DAVID GISTAU-El Mundo
LOS PROFESIONALES de la política vienen equipados de serie con unas tragaderas especiales para la transacción moral y la pillería. Esto puede haberlo potenciado esta época española que pertenece a los pícaros y a los impostores. Pero lo considero parte del aprendizaje de quien en la vida nada ha hecho salvo medrar en una endogamia partidista hasta el punto de considerar el asalto de los recursos públicos un botín obtenido por derecho.
Otra cuestión es la de los profesionales exitosos que se dan una experiencia en la política, a saber por qué. Siempre me he preguntado si ellos aprenden a transigir y a gestionar las podredumbres para conservar un cargo cuya fascinación jamás sabré explicarme o si nunca se acostumbran del todo, sino que se mortifican cuando se sinceran en soledad. Sobre todo si aquello que la política ensucia tiene que ver con la vocación a la que se entregaron durante sus mejores años.
Véase el caso de Grande-Marlaska. Un magistrado lleno de prestigio que sirvió contra el terrorismo y vivió en primera persona la profanación del derecho por parte de la política en los tiempos en que las togas debían mancharse con el polvo del camino y Otegi entraba en los juzgados preguntando: «¿Esto lo sabe el fiscal general?». No en vano, Grande-Marlaska investigó el chivatazo del Faisán, que debe de constituir un ejemplo paradigmático de atropello del derecho y sabotaje a un juez justificados por un posibilismo mendaz de la política cuando ésta no admite impedimentos legales a un propósito decidido. A lo mejor soy ingenuo, sobre todo porque no conozco bien el inframundo del Estado, pero tiendo a pensar que Grande-Marlaska hizo una reflexión parecida a ésta cuando era magistrado y pugnaba contra las intromisiones políticas.

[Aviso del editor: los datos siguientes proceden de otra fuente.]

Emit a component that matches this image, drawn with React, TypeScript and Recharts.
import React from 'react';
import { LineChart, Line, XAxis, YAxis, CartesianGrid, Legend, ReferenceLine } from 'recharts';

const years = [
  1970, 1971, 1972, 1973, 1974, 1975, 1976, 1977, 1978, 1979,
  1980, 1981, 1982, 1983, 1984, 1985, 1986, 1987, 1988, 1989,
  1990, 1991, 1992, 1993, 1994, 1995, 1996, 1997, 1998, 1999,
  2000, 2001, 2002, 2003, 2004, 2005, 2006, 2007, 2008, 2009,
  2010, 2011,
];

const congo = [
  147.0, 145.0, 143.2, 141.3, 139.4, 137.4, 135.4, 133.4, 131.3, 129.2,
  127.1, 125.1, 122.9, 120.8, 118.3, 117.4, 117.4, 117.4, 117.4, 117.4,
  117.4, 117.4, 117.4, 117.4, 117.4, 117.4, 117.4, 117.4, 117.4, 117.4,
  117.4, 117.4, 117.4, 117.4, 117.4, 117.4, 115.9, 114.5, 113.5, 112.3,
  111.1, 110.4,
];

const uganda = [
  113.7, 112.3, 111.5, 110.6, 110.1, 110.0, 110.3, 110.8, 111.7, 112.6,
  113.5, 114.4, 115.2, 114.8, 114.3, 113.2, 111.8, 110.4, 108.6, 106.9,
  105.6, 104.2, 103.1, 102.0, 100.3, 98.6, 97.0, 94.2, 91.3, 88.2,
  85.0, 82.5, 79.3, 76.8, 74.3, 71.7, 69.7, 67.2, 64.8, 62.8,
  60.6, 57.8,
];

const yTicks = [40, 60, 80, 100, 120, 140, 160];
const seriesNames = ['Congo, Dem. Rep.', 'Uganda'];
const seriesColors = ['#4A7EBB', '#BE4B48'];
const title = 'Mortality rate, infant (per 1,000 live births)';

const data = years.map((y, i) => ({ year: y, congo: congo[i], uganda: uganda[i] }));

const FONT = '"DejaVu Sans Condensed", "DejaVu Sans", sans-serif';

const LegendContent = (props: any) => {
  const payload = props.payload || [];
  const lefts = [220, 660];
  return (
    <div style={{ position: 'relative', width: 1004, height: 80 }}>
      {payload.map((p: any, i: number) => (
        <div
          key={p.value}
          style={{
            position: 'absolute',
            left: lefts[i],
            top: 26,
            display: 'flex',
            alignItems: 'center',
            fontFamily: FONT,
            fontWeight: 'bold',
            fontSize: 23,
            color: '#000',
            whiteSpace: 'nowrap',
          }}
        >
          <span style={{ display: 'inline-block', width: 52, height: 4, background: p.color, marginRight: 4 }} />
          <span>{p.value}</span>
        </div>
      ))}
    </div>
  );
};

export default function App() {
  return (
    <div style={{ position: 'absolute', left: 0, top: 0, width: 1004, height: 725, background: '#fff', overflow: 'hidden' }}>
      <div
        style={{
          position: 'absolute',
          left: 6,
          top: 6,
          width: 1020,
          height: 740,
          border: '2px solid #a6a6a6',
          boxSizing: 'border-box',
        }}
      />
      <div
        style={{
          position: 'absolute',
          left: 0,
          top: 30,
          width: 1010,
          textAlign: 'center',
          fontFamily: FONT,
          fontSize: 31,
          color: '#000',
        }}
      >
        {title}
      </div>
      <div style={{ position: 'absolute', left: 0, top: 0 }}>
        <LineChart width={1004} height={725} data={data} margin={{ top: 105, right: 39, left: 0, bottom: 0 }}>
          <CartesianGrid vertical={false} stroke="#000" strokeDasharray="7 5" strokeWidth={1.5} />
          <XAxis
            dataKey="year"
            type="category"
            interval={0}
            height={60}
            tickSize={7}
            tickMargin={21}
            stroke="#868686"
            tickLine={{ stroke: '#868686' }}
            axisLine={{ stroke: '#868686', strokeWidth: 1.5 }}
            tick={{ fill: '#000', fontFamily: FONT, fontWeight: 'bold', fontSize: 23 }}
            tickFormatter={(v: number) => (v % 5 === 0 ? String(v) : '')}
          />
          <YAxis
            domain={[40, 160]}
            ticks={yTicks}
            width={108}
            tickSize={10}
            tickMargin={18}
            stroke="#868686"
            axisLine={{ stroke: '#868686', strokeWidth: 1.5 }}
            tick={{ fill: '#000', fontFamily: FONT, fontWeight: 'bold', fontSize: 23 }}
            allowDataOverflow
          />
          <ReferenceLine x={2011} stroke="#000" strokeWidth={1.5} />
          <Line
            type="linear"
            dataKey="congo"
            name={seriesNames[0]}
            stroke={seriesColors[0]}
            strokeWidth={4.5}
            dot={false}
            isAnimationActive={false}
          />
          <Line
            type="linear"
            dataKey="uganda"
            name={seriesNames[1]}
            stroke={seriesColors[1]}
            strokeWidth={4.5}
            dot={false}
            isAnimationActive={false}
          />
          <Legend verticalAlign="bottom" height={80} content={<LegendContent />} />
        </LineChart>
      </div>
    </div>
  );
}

Por eso me pregunto si se mortifica o no ahora que el mismo partido del Faisán vuelve a recomendar a las togas que se manchen con el polvo del camino, vuelve a fomentar una falsa empatía compasiva con los presos victimizados, vuelve a considerar la ley un impedimento de sus propósitos que ha de subordinarse a la política. Y, mientras, ha comenzado ya una campaña de erosión y abandono de los magistrados que, como Grande-Marlaska antaño, creen en lo que hacen y en aquello a lo que entregaron sus mejores años. Me gustaría que un día alguien me dejara subirme un instante en el coche de un ministro, a ver si así descubro qué fascinación tan poderosa opera ahí dentro que cambia a las personas y las hace peores con tal de seguir subidas.